Öcalan’a dönem dönem silah bırakma çağrısı yaptırıldı.
Yakındır, Öcalan yine konuşur biz de dinleriz.
Bahçeli’nin çağrısından çıkan sonuç budur…
Asıl 15 Ekim Salı günü DEM Eş Genel Başkanı Tuncer Bakırhan’ın Meclis grup toplantısındaki, CHP’ye yönelik sözleri önemliydi.
“CHP statükoya sığınmadan çözüm karşıtı bir yere savrulmadan ve bu ülkede Kürt sorunu başta olmak üzere Türkiye’nin temel meselelerinin demokratik bir şekilde çözülmesi için karşı bir yerde durmamalıdır. Çözümün yanında yer almalıdır. CHP, eğer böyle davranmazsa sadece ülkemize değil, aslında geleceğimize de büyük bir zarar vermiş olur. En fazla da statükoyu savunarak Kürt meselesinde bir çözüm programı ortaya koymayarak kendisine büyük kötülük yapar, kendisine büyük kaybettirir. Değerli arkadaşlar yine parlamentoda bulunan bütün siyasi partilere çağrı yapmak istiyorum. Gelin bu Meclis çatısı altında barışı, demokrasiyi, hak talep edenlerin haklarını bu yasa dönemi içinde beraber bir arada tartışarak müzakereyle, diyalogla hayata geçirelim diyoruz” dedi.
Bakırhan’ın Bahçeli’ye ve AKP’ye değil de ana muhalefetteki CHP’ye açılıma destek ver çağrısı, DEM’in CHP dışında bir parti ile sorununun olmadığını gösterir!
Bu anlamda Özgür Özel’in 23-27 Ekim tarihlerinde Güneydoğu Anadolu Bölgesindeki illere yapacağı gezi dikkat çekicidir.
Özgür Özel de Meclis grup toplantısında, "Eşit yurttaşlığın ve her ananın gözünün yaşının durması için üzerimize ne düşüyorsa cesaretle yaparız" dedi.
Devamında da "Ne Devlet Bey'in bizi hapsettiği yerde, ne DEM'in Sayın Eş Genel Başkanı'nın bize işaret ettiği, istikamet verdiği yerde. Ne Devlet Bey'in sözde endişelerini haklı çıkarak bir şey yaparız, ne DEM'in geçmişe birtakım referanslarla ortaya koyduğu güvensizlik üzerinden kendimizi birilerine beğendireceğiz diye olmadık bir şey yaparız" ekledi.
Anaların gözyaşları dinsin denilince BBP lideri Mustafa Destici’nin 2012’de attığı X aklıma geldi.
“Analar, babalar ağlamasın diye özerkliği kabul edebiliriz(onun için oslo’ya, apoyla ve kandille görüşmeye devam)”

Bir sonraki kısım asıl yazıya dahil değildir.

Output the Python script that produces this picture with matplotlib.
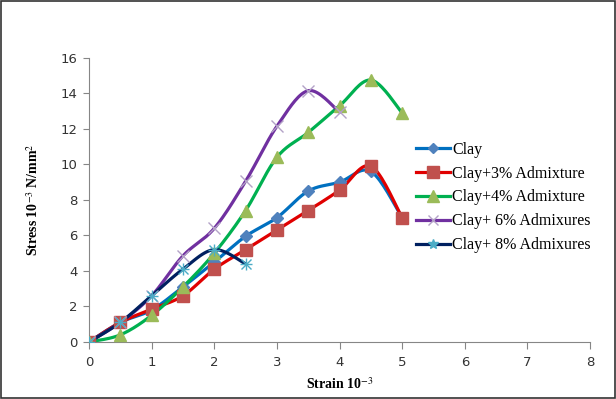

AKP CHP’ye de özerklik dedirtmek için ciddi bir çalışma yürütüyor.
CHP bu tuzağa düşmeden syeni anayasa diye dayatılan BOP’un anayasasına karşı başta partiler olmak üzere toplumun tüm katmanlarına önderlik etmelidir.
Arkasında ABD’nin olduğu AKP’nin yapacağı anayasa ile özgürlüklerin gelmeyeceğini hele de BOP’a devrim denmeyeceğini anlatmamız gerekir!
Erdoğan başta olmak üzere birçok kişinin, ilk dört madde değişmeyecek dediklerine bakmayın.
AKP Genel Başkan Yardımcısı Hayati Yazıcı, Ağustos’ta baştan sona yeni bir anayasa yapacağız demedi mi?
Yazıcı parti adına konuştu…
Kaldı ki AKP bugüne kadar ilk dört maddeyi yok sayan yasa ve yönetmelikleri zaten çıkardı.
İlk dört maddeye ve 42.maddeye aykırı olarak MEB Nabi Avcı döneminde özel okullarda etnik dillerde eğitimin önü açılmadı mı?
42. ve 66.maddeleri kaldırdıktan sonra ilk dört maddenin bir anlamı var mı!